The plantation was established in 1895 by Will Dockery (1865–1936) when the Delta was still a wilderness of forest and swamp. The land was cleared and planted with cotton. The opening of a branch of the Yazoo and Mississippi Valley Railroad, known as the Yellow Dog, allowed for development around the remote site, and sometime around 1900, Dockery connected his plantation with a local line whose twisting path earned it the nickname the “Pea Vine.”
Dockery Plantation eventually supported more than 2,000 workers. A Mississippi Blues Trail marker at the site calls it “one of the primal centers” for blues music in the state: “For nearly three decades the plantation was intermittently the home of Charley Patton (c. 1891-1934), the most important early Delta blues musician. Patton himself learned from fellow Dockery resident Henry Sloan and influenced many other musicians who came here, including Howlin’ Wolf, Willie Brown, Tommy Johnson, and Roebuck “Pops” Staples.”

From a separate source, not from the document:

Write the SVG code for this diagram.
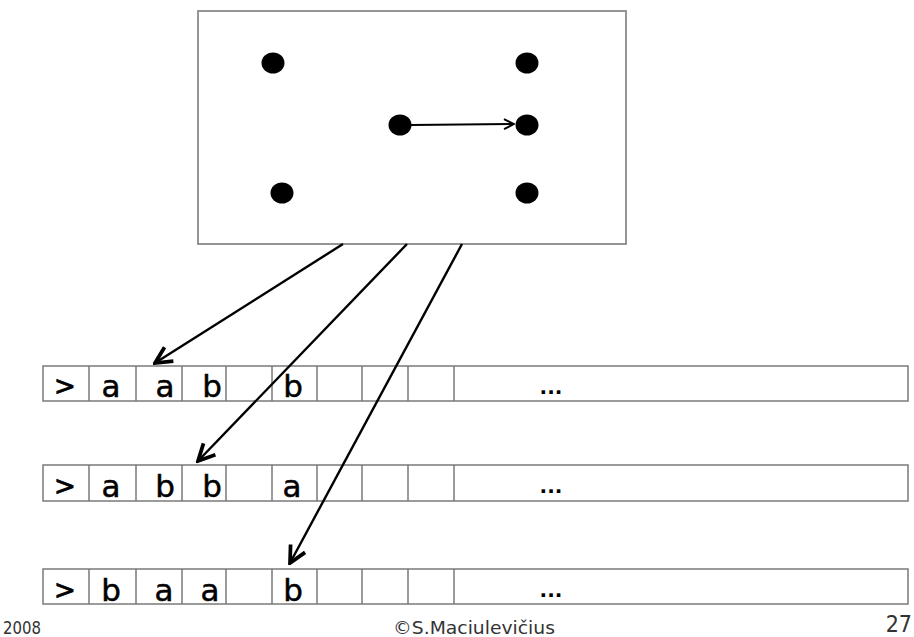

Dockery Farms consists of eight original buildings—a commissary storage building, a cotton gin, a cotton shed, a hay barn, a seed house, a service station, a mule trough station, and a storage shed. The structures were designed and built by Will Dockery and his farm workers.
The property was added to the National Register of Historic Places in 2006. Dockery Farms was designated at the request of the Dockery Farms Foundation, which currently manages the site.
The Mississippi Landmark designation is the highest form of recognition bestowed on properties by the state and offers the fullest protection against changes that might alter a property’s historic character.
MDAH maintains an ongoing survey of likely Mississippi Landmark properties, and welcomes nominations by communities or private citizens. Although the program was designed for public properties, owners may nominate their own historically significant properties. Proposed changes to a Mississippi Landmark must be approved in advance by the Permit Committee of the Board of Trustees of the Department of Archives and History.